Permaneci um dia a mais para encontrar-me com Raúl Castro, atual presidente, com quem almocei no sábado, 24, e Fidel que, na tarde do mesmo dia, me recebeu em sua casa, com direito a jantar.

Cuba se encontra grávida de si mesma. Após 50 anos de Revolução, é hora de analisar erros e impasses. Mira-se o passado para enxergar melhor o futuro. Em 2010, o 9º congresso do Partido Comunista deverá submeter o país à verificação de suas contradições e elaboração de novas estratégias, sobretudo no que concerne à economia e à emulação ética.

Engana-se quem supõe Cuba retrocedendo ao capitalismo. Ainda que se multipliquem aberturas à economia de mercado, devido à globalização e o mundo unipolar hegemonizado pelo neoliberalismo, não interessa à Ilha priorizar a acumulação privada da riqueza em detrimento da maioria da população. A América Central é o espelho no qual Cuba não quer se ver: ali os índices de violência são, hoje, os mais altos do mundo, com 23 assassinatos/ano por cada grupo de 100 mil habitantes. No Brasil, o índice é de 31/100 mil e, em Cuba, 5,8/100 mil. Basta dizer que, no Rio, a polícia matou, em 2007, 1.330 pessoas. No ano anterior, em todo os EUA foram mortas pela polícia 347 pessoas.

Os cubanos são conscientes de as falhas do país não poderem ser todas atribuídas ao criminoso bloqueio imposto, há mais de 40 anos, pela Casa Branca (e, agora, em vias de distenção pela administração Obama).

A manutenção, por longo tempo, de medidas justificadas pela Guerra Fria, começa a ser questionada. É o caso do caráter paternalista do Estado que assegura, a 11 milhões de habitantes, gratuitamente, cesta básica, saúde e educação de qualidade.

Por essa razão, a qualidade de vida em Cuba, onde o analfabetismo está erradicado, figura em 51º lugar, entre 182 países, no Índice de Desenvolvimento Humano 2009, da ONU. O Brasil mereceu a 75ª classificação. Não se cogita alterar o direito universal e gratuito à saúde e à educação. Porém, a redução dos subsídios à alimentação deverá coincidir com o aumento de salários e da produtividade agrícola, de modo a diminuir a importação de 80% dos alimentos consumidos.

Busca-se solução a curto prazo para a duplicidade de moedas: o CUC adquirido pelos turistas (evita o câmbio paralelo e a evasão de divisas) e o peso utilizado pelo cidadão cubano. O turismo, ao lado da exportação de níquel, é das principais fontes de arrecadação de Cuba que, com tamanho 64 vezes inferior ao Brasil, recebe 2,5 milhões de turistas por ano, metade dos que desembarcam em nosso país no mesmo período.

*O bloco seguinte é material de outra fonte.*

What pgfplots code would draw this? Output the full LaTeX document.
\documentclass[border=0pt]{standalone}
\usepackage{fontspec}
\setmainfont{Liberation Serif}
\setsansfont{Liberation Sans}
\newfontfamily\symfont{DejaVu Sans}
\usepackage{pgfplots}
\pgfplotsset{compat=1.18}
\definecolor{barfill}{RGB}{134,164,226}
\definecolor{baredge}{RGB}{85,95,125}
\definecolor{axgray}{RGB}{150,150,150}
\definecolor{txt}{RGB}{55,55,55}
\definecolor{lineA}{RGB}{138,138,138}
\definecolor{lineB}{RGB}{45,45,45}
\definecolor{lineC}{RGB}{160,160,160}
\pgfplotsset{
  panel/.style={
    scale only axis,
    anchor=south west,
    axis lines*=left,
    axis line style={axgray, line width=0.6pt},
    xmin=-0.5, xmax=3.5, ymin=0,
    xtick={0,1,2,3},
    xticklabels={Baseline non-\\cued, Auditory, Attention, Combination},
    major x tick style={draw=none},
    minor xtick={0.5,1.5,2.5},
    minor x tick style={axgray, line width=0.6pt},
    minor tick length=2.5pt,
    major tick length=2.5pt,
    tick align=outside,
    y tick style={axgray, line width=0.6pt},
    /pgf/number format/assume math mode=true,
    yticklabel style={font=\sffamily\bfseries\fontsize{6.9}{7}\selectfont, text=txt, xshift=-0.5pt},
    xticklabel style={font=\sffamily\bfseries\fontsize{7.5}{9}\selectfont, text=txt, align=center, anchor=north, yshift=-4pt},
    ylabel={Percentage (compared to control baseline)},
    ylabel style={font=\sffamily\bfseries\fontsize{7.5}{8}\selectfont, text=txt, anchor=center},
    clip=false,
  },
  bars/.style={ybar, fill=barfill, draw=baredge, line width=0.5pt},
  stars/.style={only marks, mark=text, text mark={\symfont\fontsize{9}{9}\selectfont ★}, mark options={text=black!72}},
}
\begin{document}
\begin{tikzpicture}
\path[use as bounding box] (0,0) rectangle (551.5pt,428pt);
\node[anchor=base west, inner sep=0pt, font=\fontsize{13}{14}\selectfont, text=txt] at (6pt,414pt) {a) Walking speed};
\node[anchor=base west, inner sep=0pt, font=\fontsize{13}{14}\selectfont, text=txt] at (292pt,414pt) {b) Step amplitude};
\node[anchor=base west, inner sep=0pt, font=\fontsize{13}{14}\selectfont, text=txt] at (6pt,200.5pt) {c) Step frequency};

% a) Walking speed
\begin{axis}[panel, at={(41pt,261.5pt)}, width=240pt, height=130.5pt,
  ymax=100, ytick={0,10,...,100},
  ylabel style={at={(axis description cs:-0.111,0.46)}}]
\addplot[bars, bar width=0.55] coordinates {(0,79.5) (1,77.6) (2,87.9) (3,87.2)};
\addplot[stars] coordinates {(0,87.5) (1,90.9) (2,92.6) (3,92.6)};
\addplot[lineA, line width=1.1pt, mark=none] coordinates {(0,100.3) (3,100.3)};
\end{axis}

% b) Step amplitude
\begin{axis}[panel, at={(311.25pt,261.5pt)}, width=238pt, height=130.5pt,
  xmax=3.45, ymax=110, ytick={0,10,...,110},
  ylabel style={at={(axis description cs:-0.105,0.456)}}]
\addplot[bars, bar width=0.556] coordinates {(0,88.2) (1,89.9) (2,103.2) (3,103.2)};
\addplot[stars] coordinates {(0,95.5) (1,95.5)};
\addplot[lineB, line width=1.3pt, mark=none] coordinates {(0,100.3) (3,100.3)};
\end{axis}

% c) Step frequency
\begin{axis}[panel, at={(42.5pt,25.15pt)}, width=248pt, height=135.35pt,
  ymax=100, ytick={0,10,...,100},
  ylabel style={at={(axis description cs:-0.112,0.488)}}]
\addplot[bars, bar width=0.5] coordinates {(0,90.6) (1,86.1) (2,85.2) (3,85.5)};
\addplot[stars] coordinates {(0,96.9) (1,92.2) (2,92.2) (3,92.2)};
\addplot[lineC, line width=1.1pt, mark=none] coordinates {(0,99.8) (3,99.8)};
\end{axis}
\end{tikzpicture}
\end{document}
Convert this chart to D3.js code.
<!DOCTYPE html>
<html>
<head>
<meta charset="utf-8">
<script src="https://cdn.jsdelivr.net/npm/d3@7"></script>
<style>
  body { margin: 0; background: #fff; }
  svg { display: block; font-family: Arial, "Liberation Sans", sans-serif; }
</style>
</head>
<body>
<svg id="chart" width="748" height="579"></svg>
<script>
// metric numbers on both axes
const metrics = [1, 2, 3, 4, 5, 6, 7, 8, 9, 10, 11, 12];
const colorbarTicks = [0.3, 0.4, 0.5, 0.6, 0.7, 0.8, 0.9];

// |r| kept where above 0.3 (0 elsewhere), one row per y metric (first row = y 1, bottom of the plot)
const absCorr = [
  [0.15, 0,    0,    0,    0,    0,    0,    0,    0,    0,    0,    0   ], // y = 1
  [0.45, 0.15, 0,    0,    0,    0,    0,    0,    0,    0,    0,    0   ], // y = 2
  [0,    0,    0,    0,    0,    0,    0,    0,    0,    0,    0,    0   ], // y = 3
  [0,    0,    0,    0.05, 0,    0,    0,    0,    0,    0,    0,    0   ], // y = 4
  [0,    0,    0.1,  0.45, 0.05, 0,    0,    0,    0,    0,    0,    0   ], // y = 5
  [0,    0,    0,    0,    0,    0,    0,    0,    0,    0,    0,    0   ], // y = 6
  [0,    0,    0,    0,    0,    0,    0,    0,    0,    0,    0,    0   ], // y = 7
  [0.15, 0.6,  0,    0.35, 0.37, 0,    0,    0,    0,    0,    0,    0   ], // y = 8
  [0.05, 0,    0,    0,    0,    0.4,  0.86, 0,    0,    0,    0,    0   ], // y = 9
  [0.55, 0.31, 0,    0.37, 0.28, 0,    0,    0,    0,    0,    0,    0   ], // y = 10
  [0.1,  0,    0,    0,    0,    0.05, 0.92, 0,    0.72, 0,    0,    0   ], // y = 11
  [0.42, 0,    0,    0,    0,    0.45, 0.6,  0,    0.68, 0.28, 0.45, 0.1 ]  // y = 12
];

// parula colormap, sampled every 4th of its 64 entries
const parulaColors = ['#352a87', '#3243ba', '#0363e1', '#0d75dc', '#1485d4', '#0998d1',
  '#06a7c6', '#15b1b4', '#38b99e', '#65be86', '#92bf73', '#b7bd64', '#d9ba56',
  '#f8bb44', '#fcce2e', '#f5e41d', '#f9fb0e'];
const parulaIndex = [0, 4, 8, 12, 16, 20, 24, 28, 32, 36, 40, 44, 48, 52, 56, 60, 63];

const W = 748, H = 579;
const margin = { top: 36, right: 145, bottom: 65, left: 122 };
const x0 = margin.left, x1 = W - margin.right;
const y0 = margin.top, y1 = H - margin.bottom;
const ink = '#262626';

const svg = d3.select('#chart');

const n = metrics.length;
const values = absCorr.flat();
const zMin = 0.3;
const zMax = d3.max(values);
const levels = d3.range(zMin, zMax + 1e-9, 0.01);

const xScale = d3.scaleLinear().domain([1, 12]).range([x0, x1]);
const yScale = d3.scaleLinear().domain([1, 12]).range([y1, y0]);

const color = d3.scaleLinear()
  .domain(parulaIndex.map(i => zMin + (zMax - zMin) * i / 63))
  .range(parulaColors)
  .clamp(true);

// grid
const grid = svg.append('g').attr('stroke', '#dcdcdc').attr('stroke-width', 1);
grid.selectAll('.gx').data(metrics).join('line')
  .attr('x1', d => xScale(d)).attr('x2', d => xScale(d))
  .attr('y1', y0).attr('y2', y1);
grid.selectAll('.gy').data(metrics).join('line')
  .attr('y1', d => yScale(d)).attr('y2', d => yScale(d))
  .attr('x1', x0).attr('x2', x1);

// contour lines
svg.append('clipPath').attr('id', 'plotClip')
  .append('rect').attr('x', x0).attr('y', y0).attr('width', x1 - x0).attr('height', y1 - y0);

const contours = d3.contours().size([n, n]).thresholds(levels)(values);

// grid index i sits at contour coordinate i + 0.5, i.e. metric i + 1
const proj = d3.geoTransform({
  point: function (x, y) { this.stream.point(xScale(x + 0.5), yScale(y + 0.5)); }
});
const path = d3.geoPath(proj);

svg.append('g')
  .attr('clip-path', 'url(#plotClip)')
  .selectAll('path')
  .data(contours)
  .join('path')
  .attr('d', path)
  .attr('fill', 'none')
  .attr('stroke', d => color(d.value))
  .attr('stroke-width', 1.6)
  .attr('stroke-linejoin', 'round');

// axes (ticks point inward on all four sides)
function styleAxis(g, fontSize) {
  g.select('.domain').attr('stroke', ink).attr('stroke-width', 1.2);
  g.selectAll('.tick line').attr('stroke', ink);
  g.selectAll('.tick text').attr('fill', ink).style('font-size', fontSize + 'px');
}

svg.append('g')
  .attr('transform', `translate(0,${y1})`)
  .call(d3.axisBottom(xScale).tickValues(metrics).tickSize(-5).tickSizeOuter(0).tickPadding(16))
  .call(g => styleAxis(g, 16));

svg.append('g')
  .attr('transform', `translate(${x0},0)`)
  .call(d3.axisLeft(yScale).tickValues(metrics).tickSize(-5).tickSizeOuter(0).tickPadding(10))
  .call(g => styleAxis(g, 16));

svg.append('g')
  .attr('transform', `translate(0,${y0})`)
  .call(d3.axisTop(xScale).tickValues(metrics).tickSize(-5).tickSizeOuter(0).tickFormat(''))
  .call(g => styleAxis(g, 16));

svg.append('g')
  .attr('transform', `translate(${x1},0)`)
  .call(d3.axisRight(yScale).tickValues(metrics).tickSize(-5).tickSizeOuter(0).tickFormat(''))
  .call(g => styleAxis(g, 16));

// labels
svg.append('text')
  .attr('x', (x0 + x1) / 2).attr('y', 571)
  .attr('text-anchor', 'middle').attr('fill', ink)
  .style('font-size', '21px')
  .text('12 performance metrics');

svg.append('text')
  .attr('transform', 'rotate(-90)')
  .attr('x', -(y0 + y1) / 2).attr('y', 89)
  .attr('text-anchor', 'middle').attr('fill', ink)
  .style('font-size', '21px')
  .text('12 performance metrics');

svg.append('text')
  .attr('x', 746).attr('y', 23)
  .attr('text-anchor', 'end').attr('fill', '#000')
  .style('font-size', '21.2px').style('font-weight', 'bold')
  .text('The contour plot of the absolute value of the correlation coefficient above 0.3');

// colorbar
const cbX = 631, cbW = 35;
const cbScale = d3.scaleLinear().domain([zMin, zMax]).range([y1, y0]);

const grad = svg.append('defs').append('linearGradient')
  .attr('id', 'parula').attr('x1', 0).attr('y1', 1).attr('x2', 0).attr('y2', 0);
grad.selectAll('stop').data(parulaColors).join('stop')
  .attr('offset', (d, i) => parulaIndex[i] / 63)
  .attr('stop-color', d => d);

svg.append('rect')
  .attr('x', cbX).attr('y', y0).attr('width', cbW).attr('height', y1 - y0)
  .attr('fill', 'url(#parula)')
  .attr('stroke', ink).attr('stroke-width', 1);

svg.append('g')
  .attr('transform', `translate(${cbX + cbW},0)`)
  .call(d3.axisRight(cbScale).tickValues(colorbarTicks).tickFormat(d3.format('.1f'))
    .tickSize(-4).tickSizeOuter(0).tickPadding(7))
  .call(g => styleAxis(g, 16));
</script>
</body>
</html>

Toda a América Latina se opõe, hoje, ao bloqueio e apoia a reintegração de Cuba nos organismos continentais. A questão política mais relevante nas relações internacionais é a urgente libertação dos cinco cubanos presos nos EUA desde 1998, condenados a penas elevadíssimas, acusados – acreditem! – de evitar atos terroristas. Os cinco lograram abortar 170 atentados planejados contra Cuba dentro da comunidade cubana de Miami.

Fernando Morais, com quem jantamos em Havana, promete lançar, em 2010, livro em que conta a esdrúxula história do processo movido pela Justiça usamericana contra os cinco cubanos.

PS: A quem possa interessar: Fidel goza de muito boa saúde e excelente bom humor.



Frei Betto é escritor, autor de “Calendário do Poder” (Rocco), entre outros livros.